§ **LISTING**
>> begin

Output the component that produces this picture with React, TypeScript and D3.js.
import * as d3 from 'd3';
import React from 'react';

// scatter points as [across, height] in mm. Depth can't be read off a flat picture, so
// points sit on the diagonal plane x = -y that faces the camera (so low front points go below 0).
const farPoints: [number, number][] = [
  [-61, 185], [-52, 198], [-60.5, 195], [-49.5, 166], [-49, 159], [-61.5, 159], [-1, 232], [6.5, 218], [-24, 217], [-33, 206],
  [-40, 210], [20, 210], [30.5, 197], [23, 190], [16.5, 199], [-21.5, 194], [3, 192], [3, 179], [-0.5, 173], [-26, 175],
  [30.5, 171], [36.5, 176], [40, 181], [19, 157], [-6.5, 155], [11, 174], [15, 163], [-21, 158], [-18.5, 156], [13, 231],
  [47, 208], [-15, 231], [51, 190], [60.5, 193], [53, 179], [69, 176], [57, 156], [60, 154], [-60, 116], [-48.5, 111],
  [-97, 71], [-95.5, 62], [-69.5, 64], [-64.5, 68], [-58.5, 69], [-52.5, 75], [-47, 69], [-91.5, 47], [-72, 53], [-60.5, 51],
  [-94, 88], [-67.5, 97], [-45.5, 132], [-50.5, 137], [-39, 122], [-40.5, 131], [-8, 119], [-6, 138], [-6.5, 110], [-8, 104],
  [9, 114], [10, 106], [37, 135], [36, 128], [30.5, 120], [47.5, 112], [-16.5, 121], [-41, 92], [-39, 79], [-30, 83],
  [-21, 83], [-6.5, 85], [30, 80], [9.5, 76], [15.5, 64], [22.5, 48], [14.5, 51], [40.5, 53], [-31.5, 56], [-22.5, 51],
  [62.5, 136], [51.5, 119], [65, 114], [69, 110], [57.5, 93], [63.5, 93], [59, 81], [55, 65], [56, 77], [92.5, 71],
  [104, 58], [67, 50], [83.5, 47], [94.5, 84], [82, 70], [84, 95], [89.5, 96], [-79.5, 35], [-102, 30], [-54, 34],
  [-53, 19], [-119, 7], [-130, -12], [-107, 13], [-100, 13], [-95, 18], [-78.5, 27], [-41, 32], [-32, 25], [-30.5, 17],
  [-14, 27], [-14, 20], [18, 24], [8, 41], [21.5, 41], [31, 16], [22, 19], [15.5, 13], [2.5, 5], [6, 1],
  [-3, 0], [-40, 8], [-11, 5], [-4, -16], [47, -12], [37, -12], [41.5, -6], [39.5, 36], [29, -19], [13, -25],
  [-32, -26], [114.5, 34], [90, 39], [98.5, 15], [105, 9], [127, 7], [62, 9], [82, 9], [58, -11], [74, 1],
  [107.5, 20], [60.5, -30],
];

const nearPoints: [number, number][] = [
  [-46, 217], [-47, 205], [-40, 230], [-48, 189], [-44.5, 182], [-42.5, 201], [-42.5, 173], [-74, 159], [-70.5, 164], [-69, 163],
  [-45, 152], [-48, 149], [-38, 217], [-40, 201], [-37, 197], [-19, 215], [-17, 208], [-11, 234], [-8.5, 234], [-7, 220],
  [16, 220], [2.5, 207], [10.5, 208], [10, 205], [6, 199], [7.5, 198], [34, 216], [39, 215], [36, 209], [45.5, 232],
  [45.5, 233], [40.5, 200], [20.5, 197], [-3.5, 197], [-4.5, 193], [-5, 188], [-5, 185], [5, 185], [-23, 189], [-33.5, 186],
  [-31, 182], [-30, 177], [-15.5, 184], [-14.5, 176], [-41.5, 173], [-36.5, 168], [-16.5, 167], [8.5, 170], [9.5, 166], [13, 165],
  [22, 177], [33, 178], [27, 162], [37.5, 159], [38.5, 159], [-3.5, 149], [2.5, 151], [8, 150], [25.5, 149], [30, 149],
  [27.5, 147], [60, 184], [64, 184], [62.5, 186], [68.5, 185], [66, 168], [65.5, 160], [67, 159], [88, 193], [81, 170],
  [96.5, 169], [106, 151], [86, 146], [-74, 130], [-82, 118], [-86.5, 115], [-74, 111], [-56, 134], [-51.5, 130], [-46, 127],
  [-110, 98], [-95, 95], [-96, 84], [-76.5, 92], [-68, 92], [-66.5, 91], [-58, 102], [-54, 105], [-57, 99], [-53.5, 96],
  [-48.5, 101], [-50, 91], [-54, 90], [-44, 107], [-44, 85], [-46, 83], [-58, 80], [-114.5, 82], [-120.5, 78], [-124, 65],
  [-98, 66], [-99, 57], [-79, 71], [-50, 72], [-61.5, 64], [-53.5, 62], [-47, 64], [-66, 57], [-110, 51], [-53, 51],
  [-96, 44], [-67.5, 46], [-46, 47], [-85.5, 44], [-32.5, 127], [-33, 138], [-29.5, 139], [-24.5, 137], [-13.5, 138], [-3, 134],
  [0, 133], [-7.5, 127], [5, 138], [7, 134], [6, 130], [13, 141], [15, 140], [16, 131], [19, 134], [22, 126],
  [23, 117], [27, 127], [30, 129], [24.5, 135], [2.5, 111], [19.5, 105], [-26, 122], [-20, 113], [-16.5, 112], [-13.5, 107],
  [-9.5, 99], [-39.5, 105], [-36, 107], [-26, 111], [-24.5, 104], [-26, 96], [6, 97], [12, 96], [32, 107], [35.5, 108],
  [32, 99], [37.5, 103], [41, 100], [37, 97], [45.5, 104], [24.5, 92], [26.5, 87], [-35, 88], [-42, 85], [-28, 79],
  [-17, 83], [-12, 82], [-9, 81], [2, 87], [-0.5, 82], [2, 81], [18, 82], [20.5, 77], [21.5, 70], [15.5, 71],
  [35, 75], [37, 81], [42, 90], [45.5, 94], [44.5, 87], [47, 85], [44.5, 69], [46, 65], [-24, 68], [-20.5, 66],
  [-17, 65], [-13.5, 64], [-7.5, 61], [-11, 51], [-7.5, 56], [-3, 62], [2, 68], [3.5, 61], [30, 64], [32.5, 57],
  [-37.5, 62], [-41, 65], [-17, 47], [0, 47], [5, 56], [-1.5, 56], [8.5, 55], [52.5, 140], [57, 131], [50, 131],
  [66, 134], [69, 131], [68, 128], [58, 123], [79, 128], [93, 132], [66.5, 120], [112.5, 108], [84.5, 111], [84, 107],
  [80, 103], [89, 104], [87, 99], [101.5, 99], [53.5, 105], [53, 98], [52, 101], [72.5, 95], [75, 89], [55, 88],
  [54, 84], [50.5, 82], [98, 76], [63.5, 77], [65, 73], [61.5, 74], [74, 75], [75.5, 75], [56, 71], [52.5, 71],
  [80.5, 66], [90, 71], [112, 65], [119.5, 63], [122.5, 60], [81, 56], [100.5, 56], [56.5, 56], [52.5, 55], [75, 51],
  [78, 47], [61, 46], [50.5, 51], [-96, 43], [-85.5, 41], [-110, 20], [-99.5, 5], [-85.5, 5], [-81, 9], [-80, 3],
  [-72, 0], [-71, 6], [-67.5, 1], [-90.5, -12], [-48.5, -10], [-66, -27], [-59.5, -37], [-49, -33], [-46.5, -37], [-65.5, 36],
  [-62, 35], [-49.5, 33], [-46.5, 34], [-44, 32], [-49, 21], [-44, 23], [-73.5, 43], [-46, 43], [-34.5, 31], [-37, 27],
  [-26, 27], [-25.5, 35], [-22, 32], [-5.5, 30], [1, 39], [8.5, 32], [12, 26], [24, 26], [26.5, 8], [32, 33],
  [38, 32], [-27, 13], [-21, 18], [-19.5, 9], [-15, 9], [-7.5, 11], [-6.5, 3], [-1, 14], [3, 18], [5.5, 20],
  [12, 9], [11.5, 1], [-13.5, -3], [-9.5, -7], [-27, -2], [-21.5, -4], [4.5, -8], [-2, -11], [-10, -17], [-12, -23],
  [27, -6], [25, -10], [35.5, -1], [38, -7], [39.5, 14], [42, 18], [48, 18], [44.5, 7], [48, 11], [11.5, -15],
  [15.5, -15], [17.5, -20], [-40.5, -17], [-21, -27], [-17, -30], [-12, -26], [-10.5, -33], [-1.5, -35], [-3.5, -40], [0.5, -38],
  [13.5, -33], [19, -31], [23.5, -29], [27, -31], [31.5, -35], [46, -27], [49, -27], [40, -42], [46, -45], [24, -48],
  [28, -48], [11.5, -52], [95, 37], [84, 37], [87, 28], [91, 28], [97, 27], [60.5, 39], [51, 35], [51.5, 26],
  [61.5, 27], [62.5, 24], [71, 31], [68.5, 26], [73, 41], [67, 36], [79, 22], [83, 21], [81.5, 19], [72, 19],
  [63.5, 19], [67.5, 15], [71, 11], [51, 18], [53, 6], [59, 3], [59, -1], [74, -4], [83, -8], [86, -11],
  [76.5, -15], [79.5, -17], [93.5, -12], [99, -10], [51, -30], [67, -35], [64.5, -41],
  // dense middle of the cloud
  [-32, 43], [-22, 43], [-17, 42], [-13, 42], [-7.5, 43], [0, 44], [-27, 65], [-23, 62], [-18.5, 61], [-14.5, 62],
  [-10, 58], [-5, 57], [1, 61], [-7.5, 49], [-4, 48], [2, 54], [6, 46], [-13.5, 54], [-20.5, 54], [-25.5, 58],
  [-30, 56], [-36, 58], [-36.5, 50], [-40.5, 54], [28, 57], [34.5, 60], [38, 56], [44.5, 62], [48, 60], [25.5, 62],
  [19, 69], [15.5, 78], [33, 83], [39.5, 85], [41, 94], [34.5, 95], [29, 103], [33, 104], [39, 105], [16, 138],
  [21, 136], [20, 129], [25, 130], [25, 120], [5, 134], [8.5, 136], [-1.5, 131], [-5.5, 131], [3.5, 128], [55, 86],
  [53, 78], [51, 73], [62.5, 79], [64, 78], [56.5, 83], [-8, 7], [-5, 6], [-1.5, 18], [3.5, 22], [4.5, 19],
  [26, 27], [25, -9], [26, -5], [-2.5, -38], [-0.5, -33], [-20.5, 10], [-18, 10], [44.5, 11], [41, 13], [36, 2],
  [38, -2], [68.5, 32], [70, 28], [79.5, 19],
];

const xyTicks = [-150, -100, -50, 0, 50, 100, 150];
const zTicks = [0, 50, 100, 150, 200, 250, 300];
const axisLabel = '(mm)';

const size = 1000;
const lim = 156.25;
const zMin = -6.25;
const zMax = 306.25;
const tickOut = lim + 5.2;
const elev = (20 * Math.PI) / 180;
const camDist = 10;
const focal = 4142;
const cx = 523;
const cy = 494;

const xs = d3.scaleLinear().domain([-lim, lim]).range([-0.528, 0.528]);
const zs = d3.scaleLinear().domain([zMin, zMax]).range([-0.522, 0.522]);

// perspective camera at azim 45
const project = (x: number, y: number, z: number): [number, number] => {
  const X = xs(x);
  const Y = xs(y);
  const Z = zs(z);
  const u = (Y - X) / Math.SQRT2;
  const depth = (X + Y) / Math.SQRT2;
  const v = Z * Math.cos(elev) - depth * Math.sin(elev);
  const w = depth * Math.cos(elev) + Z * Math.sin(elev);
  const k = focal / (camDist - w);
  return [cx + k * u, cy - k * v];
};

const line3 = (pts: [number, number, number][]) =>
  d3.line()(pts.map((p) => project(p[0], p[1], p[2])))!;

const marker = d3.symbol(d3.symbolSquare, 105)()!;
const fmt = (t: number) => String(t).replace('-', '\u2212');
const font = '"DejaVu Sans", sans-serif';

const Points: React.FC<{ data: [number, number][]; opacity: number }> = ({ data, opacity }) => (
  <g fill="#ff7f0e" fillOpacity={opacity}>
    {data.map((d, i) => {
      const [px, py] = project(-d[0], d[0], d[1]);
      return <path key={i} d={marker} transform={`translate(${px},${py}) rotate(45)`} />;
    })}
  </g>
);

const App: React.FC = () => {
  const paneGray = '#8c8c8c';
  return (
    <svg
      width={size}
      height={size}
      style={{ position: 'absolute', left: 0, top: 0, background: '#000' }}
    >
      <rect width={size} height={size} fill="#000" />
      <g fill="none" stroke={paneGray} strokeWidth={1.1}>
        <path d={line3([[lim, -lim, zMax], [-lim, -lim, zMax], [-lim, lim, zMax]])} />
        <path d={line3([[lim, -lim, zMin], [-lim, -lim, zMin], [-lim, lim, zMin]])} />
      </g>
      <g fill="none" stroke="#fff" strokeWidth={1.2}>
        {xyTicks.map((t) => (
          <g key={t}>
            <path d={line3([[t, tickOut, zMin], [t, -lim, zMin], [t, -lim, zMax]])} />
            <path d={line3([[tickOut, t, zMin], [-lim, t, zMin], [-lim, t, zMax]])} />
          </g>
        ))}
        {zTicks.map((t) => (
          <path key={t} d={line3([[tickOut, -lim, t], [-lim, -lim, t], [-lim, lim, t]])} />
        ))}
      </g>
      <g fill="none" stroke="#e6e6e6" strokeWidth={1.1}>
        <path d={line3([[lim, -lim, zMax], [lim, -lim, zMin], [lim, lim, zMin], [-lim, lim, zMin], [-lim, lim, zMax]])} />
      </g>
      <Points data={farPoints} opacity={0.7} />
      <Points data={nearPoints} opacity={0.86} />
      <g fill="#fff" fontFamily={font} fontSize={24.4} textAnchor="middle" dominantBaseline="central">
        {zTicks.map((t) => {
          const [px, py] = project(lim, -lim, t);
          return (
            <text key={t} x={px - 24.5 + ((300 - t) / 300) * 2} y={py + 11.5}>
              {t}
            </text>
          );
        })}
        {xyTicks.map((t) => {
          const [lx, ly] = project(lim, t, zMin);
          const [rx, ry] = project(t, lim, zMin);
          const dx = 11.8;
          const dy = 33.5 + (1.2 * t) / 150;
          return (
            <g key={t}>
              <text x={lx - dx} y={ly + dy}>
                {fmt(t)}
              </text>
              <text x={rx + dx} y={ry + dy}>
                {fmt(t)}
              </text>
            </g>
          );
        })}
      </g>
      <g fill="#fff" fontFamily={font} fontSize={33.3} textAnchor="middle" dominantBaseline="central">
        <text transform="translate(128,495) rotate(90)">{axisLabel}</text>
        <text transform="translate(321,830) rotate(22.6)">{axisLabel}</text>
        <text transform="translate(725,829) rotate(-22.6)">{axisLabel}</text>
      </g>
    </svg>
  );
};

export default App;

>> end
>> begin

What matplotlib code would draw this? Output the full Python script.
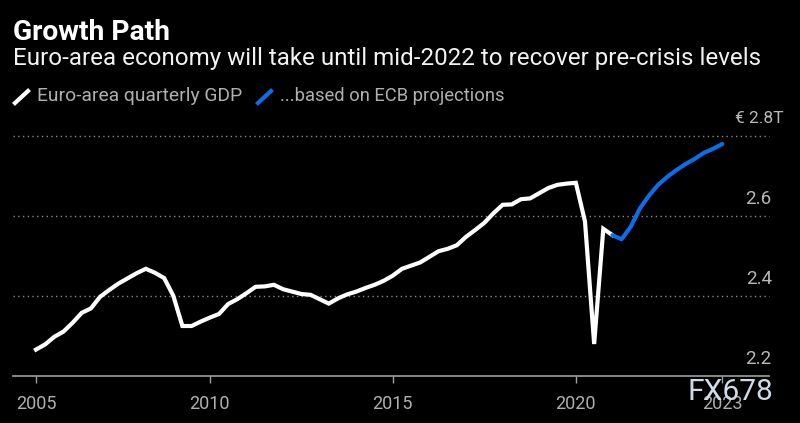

>> end
>> begin

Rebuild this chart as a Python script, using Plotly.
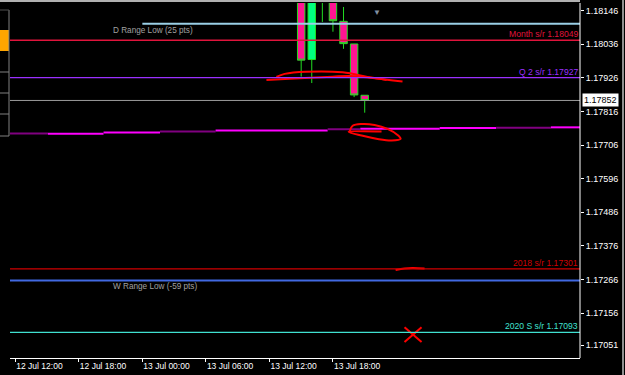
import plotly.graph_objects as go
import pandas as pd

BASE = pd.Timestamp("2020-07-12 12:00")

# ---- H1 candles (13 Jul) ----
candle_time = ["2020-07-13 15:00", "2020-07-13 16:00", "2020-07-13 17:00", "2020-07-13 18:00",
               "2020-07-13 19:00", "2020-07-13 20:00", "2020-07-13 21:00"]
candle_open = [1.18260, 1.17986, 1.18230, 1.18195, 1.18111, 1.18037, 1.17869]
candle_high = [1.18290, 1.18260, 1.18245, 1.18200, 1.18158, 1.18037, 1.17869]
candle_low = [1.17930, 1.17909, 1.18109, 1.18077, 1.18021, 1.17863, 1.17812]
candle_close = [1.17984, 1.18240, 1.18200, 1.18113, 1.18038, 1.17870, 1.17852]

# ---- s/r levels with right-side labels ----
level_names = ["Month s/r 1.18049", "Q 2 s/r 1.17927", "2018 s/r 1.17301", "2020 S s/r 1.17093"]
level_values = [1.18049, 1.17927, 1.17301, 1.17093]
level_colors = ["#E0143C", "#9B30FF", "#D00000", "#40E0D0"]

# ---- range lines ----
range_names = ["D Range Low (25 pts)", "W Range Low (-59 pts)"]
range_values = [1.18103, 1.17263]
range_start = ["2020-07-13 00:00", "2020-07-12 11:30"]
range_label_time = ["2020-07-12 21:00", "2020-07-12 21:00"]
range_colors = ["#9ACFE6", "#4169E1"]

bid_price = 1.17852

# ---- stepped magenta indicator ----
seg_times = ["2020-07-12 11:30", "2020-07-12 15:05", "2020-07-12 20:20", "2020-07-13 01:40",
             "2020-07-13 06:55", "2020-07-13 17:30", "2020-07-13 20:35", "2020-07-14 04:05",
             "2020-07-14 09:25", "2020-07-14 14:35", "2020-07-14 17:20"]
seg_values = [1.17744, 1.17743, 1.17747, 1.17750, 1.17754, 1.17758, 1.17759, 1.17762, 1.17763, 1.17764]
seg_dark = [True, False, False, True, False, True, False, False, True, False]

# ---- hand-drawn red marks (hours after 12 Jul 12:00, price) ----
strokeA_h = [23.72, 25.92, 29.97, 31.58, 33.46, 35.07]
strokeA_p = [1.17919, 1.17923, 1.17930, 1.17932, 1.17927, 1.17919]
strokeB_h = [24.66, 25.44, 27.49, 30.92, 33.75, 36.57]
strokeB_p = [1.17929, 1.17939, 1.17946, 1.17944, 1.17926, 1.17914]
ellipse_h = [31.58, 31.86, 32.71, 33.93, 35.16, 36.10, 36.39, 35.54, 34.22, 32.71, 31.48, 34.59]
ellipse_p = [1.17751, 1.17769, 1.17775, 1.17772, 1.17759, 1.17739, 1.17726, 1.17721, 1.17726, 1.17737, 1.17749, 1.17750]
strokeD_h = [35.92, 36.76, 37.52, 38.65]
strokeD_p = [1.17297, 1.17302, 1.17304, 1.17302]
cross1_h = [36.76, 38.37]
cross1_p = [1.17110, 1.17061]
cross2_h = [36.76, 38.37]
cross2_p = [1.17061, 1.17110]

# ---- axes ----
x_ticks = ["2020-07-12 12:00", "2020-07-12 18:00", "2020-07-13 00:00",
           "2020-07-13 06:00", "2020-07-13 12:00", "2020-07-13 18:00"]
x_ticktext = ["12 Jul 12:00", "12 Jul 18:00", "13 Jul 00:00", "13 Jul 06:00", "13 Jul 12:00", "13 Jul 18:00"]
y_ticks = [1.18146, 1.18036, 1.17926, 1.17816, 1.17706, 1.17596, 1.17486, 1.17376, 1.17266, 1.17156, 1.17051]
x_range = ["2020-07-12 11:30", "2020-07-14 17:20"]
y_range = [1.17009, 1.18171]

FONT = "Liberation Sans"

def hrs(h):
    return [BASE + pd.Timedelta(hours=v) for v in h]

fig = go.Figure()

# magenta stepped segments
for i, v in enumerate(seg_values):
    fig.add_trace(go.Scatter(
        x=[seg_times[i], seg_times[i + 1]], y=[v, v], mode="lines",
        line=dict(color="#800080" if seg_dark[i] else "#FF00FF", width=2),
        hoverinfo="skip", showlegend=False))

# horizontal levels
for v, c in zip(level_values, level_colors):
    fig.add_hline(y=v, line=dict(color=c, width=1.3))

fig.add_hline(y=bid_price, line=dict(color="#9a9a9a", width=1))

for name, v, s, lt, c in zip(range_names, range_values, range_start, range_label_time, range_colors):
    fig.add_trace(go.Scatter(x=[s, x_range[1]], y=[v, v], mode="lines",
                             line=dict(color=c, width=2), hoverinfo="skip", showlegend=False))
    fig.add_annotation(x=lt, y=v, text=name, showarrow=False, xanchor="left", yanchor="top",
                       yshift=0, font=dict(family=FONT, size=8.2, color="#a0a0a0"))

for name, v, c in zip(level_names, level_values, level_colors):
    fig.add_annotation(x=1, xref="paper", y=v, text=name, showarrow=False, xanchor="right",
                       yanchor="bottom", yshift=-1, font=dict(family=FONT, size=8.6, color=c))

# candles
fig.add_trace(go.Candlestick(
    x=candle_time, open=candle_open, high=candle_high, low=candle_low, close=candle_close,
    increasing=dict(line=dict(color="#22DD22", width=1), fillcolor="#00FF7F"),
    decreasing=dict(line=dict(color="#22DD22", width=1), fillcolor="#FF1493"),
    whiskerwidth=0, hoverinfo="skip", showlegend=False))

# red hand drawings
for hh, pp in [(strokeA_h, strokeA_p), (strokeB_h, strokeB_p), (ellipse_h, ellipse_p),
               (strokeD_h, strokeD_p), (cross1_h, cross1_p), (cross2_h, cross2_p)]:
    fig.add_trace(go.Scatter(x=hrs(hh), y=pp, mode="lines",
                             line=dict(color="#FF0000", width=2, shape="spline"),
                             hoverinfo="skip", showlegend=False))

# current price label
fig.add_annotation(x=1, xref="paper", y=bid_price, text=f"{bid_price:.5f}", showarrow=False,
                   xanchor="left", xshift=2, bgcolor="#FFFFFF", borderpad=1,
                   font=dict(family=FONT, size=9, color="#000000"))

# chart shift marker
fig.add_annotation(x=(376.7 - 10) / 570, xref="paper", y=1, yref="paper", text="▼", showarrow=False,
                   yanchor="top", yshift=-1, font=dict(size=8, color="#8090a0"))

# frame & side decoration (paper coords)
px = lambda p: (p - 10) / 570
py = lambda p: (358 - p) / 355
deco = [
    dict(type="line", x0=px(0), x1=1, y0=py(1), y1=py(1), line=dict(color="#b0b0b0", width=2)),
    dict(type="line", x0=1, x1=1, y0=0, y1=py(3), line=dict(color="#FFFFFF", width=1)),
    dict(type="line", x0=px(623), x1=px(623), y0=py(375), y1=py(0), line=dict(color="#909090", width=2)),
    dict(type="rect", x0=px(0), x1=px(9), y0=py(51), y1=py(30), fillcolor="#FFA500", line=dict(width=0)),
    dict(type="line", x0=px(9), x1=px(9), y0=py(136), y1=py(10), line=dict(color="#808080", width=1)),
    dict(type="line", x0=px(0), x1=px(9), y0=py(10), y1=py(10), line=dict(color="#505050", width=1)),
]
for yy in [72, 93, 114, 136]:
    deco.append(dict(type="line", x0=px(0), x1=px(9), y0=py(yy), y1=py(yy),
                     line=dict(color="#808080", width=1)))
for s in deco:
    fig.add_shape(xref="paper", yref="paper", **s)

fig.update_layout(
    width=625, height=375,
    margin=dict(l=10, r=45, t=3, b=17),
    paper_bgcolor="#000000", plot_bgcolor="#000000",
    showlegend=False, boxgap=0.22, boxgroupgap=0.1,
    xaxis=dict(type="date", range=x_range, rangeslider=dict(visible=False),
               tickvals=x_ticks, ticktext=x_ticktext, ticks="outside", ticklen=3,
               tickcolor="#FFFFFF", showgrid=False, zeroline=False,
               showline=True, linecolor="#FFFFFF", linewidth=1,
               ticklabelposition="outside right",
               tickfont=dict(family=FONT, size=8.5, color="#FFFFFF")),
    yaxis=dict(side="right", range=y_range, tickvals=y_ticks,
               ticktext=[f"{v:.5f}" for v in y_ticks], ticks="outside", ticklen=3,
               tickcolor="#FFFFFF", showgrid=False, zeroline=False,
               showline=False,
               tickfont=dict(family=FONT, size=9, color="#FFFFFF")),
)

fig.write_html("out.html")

>> end

§ **TASK TO CARRY OUT**
Of the lines above, retype only those from the line containing "Output the component" through the line containing "import React from 'react';", including both, exactly.

§ **REPLY TO THE TASK**
Output the component that produces this picture with React, TypeScript and D3.js.
import * as d3 from 'd3';
import React from 'react';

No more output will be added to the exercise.